DESCRIPTION OF THE TASK: Among the entries below, find the lines with "diagram" and copy them.

■ ■ ■ ■ ■

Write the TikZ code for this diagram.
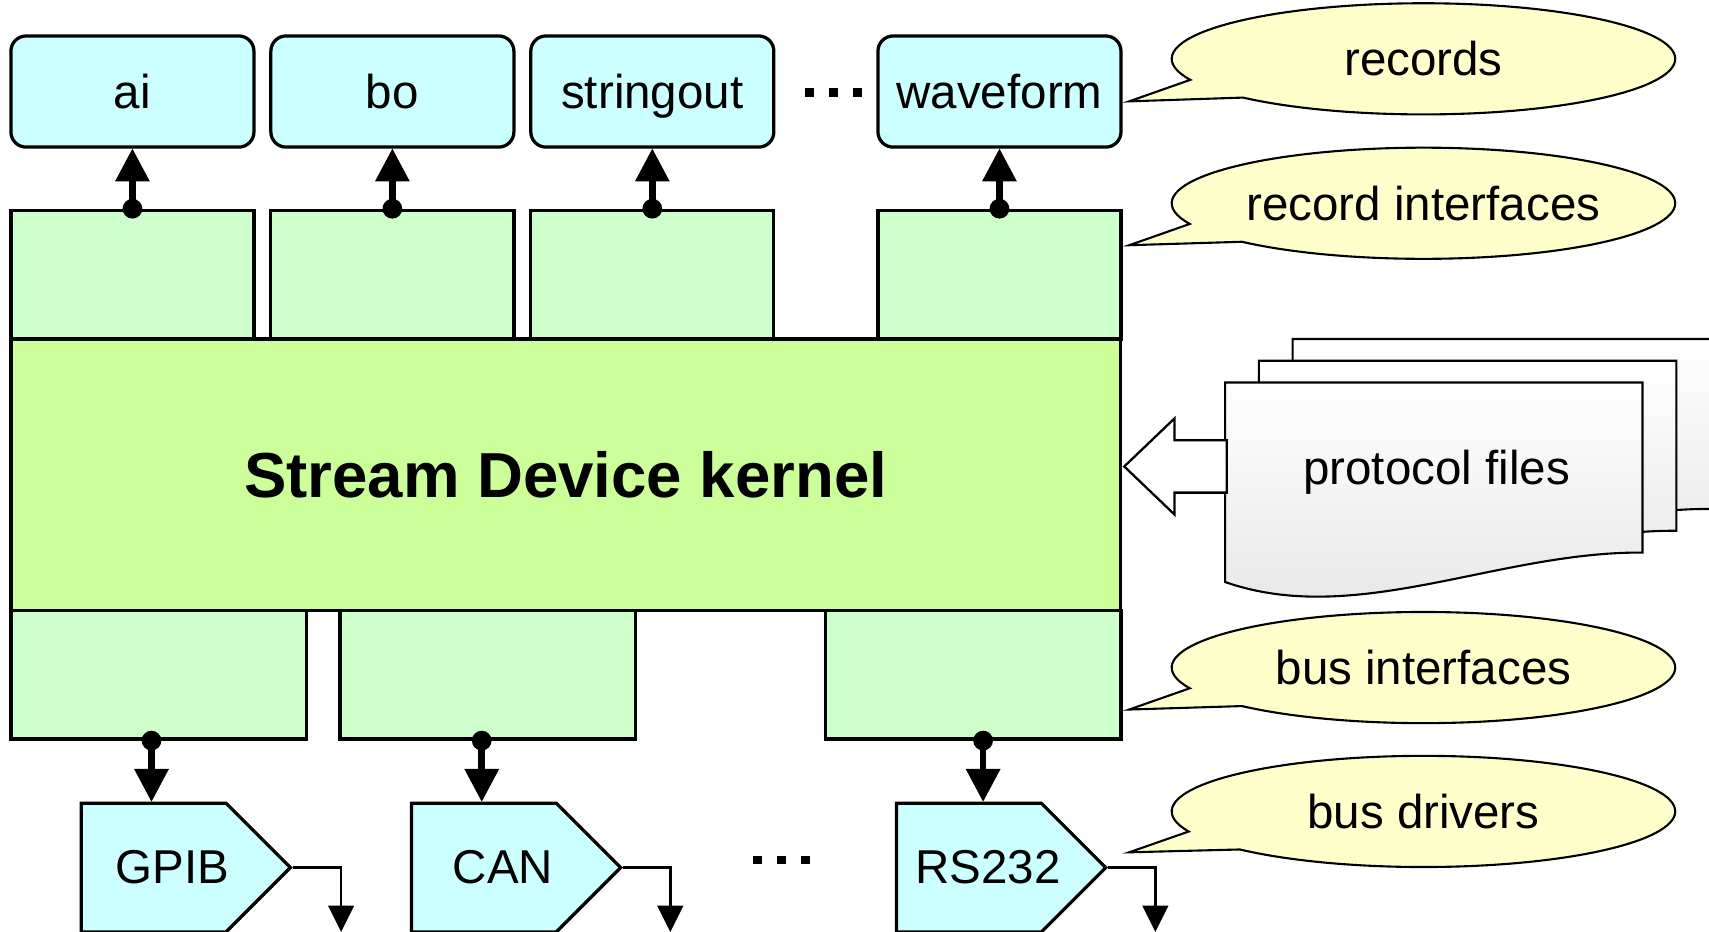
\documentclass[tikz,border=0pt]{standalone}
\usepackage{fontspec}
\setmainfont{Liberation Sans}
\usetikzlibrary{positioning,arrows.meta,shapes.symbols,shapes.callouts}

\definecolor{reccol}{HTML}{CCFFFF}
\definecolor{ifcol}{HTML}{CCFFCC}
\definecolor{kerncol}{HTML}{CCFF99}
\definecolor{notecol}{HTML}{FFFFCC}

\begin{document}
\begin{tikzpicture}[node distance = 1.68cm and 2.385cm, on grid,
font=\fontsize{12.4}{15}\selectfont,
rec/.style ={rectangle, rounded corners=0.14cm, draw, line width=0.85pt,
  fill=reccol, minimum width=2.23cm, minimum height=1.02cm, inner sep=0pt,
  text height=9pt, text depth=0pt},
recif/.style ={rectangle, draw, line width=0.85pt, fill=ifcol,
  minimum width=2.23cm, minimum height=1.18cm},
busif/.style ={recif, minimum width=2.71cm},
kernel/.style ={rectangle, draw, line width=0.85pt, fill=kerncol,
  minimum width=10.18cm, minimum height=2.49cm,
  font=\fontsize{16.6}{20}\selectfont\bfseries},
drv/.style ={signal, signal to=east, signal pointer angle=90, draw,
  line width=0.85pt, fill=reccol, minimum width=1.92cm,
  minimum height=1.18cm, inner sep=0pt, anchor=west},
note/.style ={ellipse callout, draw, line width=0.55pt, fill=notecol,
  minimum width=4.62cm, minimum height=1.02cm, inner sep=0pt,
  callout pointer arc=22},
link/.style ={line width=1.7pt, shorten <=-0.09cm,
  {Circle[length=0.18cm]}-{Triangle[length=0.30cm,width=0.32cm,line width=0pt]}},
drvline/.style ={line width=0.7pt,
  -{Triangle[length=0.24cm,width=0.24cm,line width=0pt]}},
sheet/.style ={draw, line width=0.55pt, top color=white, bottom color=black!10},
hollow/.style ={draw, line width=0.6pt, fill=white}]
\useasboundingbox (0,0) rectangle (15.68,8.55);
\clip (0,0) rectangle (15.68,8.55);

% records
\node[rec] (ai) at (1.215,7.71) {ai};
\node[rec] (bo) [right = of ai] {bo};
\node[rec] (so) [right = of bo] {stringout};
\node[rec] (wf) [right = 3.185cm of so] {waveform};
\foreach \x in {7.43,7.65,7.87}
  \fill (\x-0.04,7.66) rectangle +(0.08,0.08);

% record interfaces
\node[recif] (ifai) [below = of ai] {};
\node[recif] (ifbo) [below = of bo] {};
\node[recif] (ifso) [below = of so] {};
\node[recif] (ifwf) [below = of wf] {};

% kernel
\node[kernel] (kern) at (5.19,4.195) {Stream Device kernel};

% bus interfaces
\node[busif] (ifgpib) at (1.455,2.36) {};
\node[busif] (ifcan) [right = 3.02cm of ifgpib] {};
\node[busif] (ifrs) at (8.93,2.36) {};

% bus drivers
\node[drv, label={[xshift=0.175cm]center:GPIB}] (gpib) at (0.73,0.59) {};
\node[drv, label={[xshift=0.175cm]center:CAN}] (can) at (3.76,0.59) {};
\node[drv, label={[xshift=0.175cm]center:RS232}] (rs) at (8.21,0.59) {};
\foreach \x in {6.95,7.17,7.39}
  \fill (\x-0.04,0.62) rectangle +(0.08,0.08);

\path (ifai.north) edge [link] (ai.south)
      (ifbo.north) edge [link] (bo.south)
      (ifso.north) edge [link] (so.south)
      (ifwf.north) edge [link] (wf.south);
\draw[link] ([xshift=-0.02cm]gpib.north |- ifgpib.south) -- ([xshift=-0.02cm]gpib.north);
\draw[link] ([xshift=-0.02cm]can.north |- ifcan.south) -- ([xshift=-0.02cm]can.north);
\draw[link] ([xshift=0.13cm]rs.north |- ifrs.south) -- ([xshift=0.13cm]rs.north);

\coordinate (gpibOut) at (3.13,0);
\coordinate (canOut) at (6.15,0);
\coordinate (rsOut) at (10.60,0);
\draw[drvline] (gpib.east) -| (gpibOut);
\draw[drvline] (can.east) -| (canOut);
\draw[drvline] (rs.east) -| (rsOut);

% protocol files
\foreach \dx/\dy in {0.62/0.40, 0.31/0.20, 0/0}
  \draw[sheet] (11.24+\dx,5.04+\dy) -- ++(3.83,0) -- ++(0,-1.56)
    .. controls +(-1.33,0.01) and +(1.20,-0.42) .. ++(-3.83,-0.27) -- cycle;
\node (proto) at (13.18,4.22) {protocol files};
\draw[hollow] (kern.east) ++(0.02,0.075) coordinate (tip) -- ++(0.46,0.44)
  -- ++(0,-0.20) -- ++(0.48,0) -- ++(0,-0.48) -- ++(-0.48,0) -- ++(0,-0.20) -- cycle;

% notes
\coordinate (recTip) at (10.36,7.62);
\coordinate (recifTip) at (10.36,6.30);
\coordinate (busifTip) at (10.36,2.04);
\coordinate (drvTip) at (10.36,0.73);
\node[note, callout absolute pointer={(recTip)}] (nrec) at (13.06,8.01) {records};
\node[note, callout absolute pointer={(recifTip)}] (nrecif) at (13.06,6.685) {record interfaces};
\node[note, callout absolute pointer={(busifTip)}] (nbusif) at (13.06,2.425) {bus interfaces};
\node[note, callout absolute pointer={(drvTip)}] (ndrv) at (13.06,1.105) {bus drivers};
\end{tikzpicture}
\end{document}
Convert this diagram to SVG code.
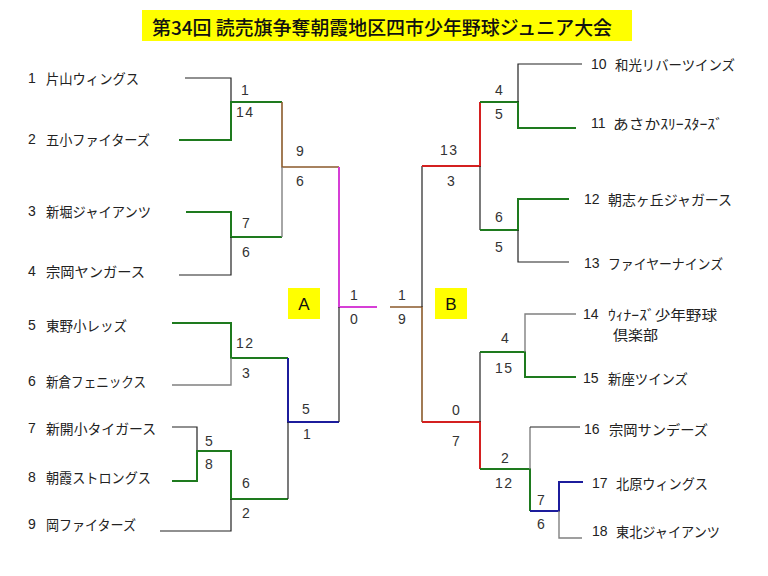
<svg xmlns="http://www.w3.org/2000/svg" width="768" height="576" viewBox="0 0 768 576">
<style>
.t{font-family:"Noto Sans CJK JP","Liberation Sans",sans-serif;font-size:14px;fill:#222;dominant-baseline:central}
.n{font-family:"Liberation Sans","Noto Sans CJK JP",sans-serif;font-size:14px;fill:#222;dominant-baseline:central}
.s{font-family:"Liberation Sans",sans-serif;font-size:14px;fill:#333;letter-spacing:1.5px;dominant-baseline:central}
.k{stroke:#222;stroke-width:1.2;fill:none}
.g{stroke:#808080;stroke-width:1.4;fill:none}
.gr{stroke:#1e7a1e;stroke-width:2;fill:none}
.br{stroke:#8b5a2b;stroke-width:1.6;fill:none}
.m{stroke:#d63fd6;stroke-width:2;fill:none}
.bl{stroke:#1c1c9c;stroke-width:2;fill:none}
.r{stroke:#d42020;stroke-width:2;fill:none}
.y{fill:#ffff00}
</style>
<rect width="768" height="576" fill="#fff"/>
<g id="title">
<rect class="y" x="142" y="10" width="490" height="31"/>
<text x="152" y="26" font-family="'Noto Sans CJK JP',sans-serif" font-size="19" font-weight="500" fill="#111" dominant-baseline="central" textLength="460" lengthAdjust="spacingAndGlyphs">第34回 読売旗争奪朝霞地区四市少年野球ジュニア大会</text>
</g>
<g id="connectors">
<path class="k" d="M185,78H231V102"/>
<path class="gr" d="M179,140H231V102H282"/>
<path class="br" d="M282,102V167H339"/>
<path class="gr" d="M186,212H231V237H282"/>
<path class="k" d="M179,275H231V237"/>
<path class="g" d="M282,237V167"/>
<path class="m" d="M339,167V307H377"/>
<path class="gr" d="M172,323H231V358H288"/>
<path class="g" d="M172,385H231V358"/>
<path class="bl" d="M288,358V422H339"/>
<path class="k" d="M339,422V307"/>
<path class="k" d="M172,427H197V451"/>
<path class="gr" d="M172,481H197V451H231V499H288"/>
<path class="k" d="M160,531H231V499"/>
<path class="k" d="M288,499V422"/>
<path class="br" d="M390,307H422V422"/>
<path class="k" d="M422,307V166"/>
<path class="r" d="M422,166H480V102"/>
<path class="gr" d="M480,102H518V128H576"/>
<path class="k" d="M518,102V64H582"/>
<path class="k" d="M480,166V230"/>
<path class="gr" d="M480,230H518V199H569"/>
<path class="k" d="M518,230V262H569"/>
<path class="r" d="M422,422H480V469"/>
<path class="k" d="M480,422V352"/>
<path class="gr" d="M480,352H525V377H576"/>
<path class="g" d="M525,352V314H576"/>
<path class="gr" d="M480,469H530V511"/>
<path class="g" d="M530,469V427"/>
<path class="k" d="M530,427H580"/>
<path class="bl" d="M530,511H559V482H583"/>
<path class="g" d="M559,511V538H582"/>
</g>
<g id="scores">
<text class="s" x="241" y="90">1</text>
<text class="s" x="236" y="112">14</text>
<text class="s" x="296" y="151">9</text>
<text class="s" x="296" y="181">6</text>
<text class="s" x="242" y="223">7</text>
<text class="s" x="242" y="252">6</text>
<text class="s" x="236" y="343">12</text>
<text class="s" x="242" y="373">3</text>
<text class="s" x="302" y="409">5</text>
<text class="s" x="303" y="434">1</text>
<text class="s" x="205" y="441">5</text>
<text class="s" x="205" y="464">8</text>
<text class="s" x="242" y="483">6</text>
<text class="s" x="242" y="513">2</text>
<text class="s" x="350" y="295">1</text>
<text class="s" x="350" y="319">0</text>
<text class="s" x="398" y="295">1</text>
<text class="s" x="398" y="319">9</text>
<text class="s" x="495" y="90">4</text>
<text class="s" x="495" y="114">5</text>
<text class="s" x="440" y="150">13</text>
<text class="s" x="447" y="181">3</text>
<text class="s" x="495" y="217">6</text>
<text class="s" x="495" y="247">5</text>
<text class="s" x="501" y="338">4</text>
<text class="s" x="495" y="368">15</text>
<text class="s" x="452" y="410">0</text>
<text class="s" x="452" y="441">7</text>
<text class="s" x="501" y="458">2</text>
<text class="s" x="495" y="483">12</text>
<text class="s" x="537" y="500">7</text>
<text class="s" x="537" y="524">6</text>
</g>
<g id="blockA"><rect class="y" x="288" y="288" width="32" height="31"/><text x="304" y="304" font-family="'Liberation Sans',sans-serif" font-size="17" fill="#111" text-anchor="middle" dominant-baseline="central">A</text></g>
<g id="blockB"><rect class="y" x="435" y="288" width="32" height="31"/><text x="451" y="304" font-family="'Liberation Sans',sans-serif" font-size="17" fill="#111" text-anchor="middle" dominant-baseline="central">B</text></g>
<g id="team1"><text class="n" x="28" y="78">1</text><text class="t" x="46" y="78" textLength="93" lengthAdjust="spacingAndGlyphs">片山ウィングス</text></g>
<g id="team2"><text class="n" x="28" y="139">2</text><text class="t" x="46" y="139" textLength="104" lengthAdjust="spacingAndGlyphs">五小ファイターズ</text></g>
<g id="team3"><text class="n" x="28" y="211">3</text><text class="t" x="46" y="211" textLength="105" lengthAdjust="spacingAndGlyphs">新堀ジャイアンツ</text></g>
<g id="team4"><text class="n" x="28" y="271">4</text><text class="t" x="46" y="271" textLength="99" lengthAdjust="spacingAndGlyphs">宗岡ヤンガース</text></g>
<g id="team5"><text class="n" x="28" y="325">5</text><text class="t" x="46" y="325" textLength="81" lengthAdjust="spacingAndGlyphs">東野小レッズ</text></g>
<g id="team6"><text class="n" x="28" y="381">6</text><text class="t" x="46" y="381" textLength="100" lengthAdjust="spacingAndGlyphs">新倉フェニックス</text></g>
<g id="team7"><text class="n" x="28" y="428">7</text><text class="t" x="46" y="428" textLength="110" lengthAdjust="spacingAndGlyphs">新開小タイガース</text></g>
<g id="team8"><text class="n" x="28" y="477">8</text><text class="t" x="46" y="477" textLength="105" lengthAdjust="spacingAndGlyphs">朝霞ストロングス</text></g>
<g id="team9"><text class="n" x="28" y="524">9</text><text class="t" x="46" y="524" textLength="90" lengthAdjust="spacingAndGlyphs">岡ファイターズ</text></g>
<g id="team10"><text class="n" x="591" y="64">10</text><text class="t" x="615" y="64" textLength="120" lengthAdjust="spacingAndGlyphs">和光リバーツインズ</text></g>
<g id="team11"><text class="n" x="591" y="123">11</text><text class="t" x="613" y="123" textLength="110" lengthAdjust="spacingAndGlyphs">あさかｽﾘｰｽﾀｰｽﾞ</text></g>
<g id="team12"><text class="n" x="584" y="199">12</text><text class="t" x="608" y="199" textLength="124" lengthAdjust="spacingAndGlyphs">朝志ヶ丘ジャガース</text></g>
<g id="team13"><text class="n" x="584" y="263">13</text><text class="t" x="608" y="263" textLength="115" lengthAdjust="spacingAndGlyphs">ファイヤーナインズ</text></g>
<g id="team14"><text class="n" x="583" y="314">14</text><text class="t" x="608" y="314" font-size="13" textLength="109" lengthAdjust="spacingAndGlyphs">ｳｨﾅｰｽﾞ少年野球</text><text class="t" x="613" y="334" font-size="13" textLength="45" lengthAdjust="spacingAndGlyphs">倶楽部</text></g>
<g id="team15"><text class="n" x="583" y="378">15</text><text class="t" x="608" y="378" textLength="80" lengthAdjust="spacingAndGlyphs">新座ツインズ</text></g>
<g id="team16"><text class="n" x="584" y="429">16</text><text class="t" x="609" y="429" textLength="99" lengthAdjust="spacingAndGlyphs">宗岡サンデーズ</text></g>
<g id="team17"><text class="n" x="592" y="483">17</text><text class="t" x="616" y="483" textLength="92" lengthAdjust="spacingAndGlyphs">北原ウィングス</text></g>
<g id="team18"><text class="n" x="592" y="531">18</text><text class="t" x="616" y="531" textLength="104" lengthAdjust="spacingAndGlyphs">東北ジャイアンツ</text></g>
</svg>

■ ■ ■ ■ ■

ANSWER TO THIS TASK:
Write the TikZ code for this diagram.
Convert this diagram to SVG code.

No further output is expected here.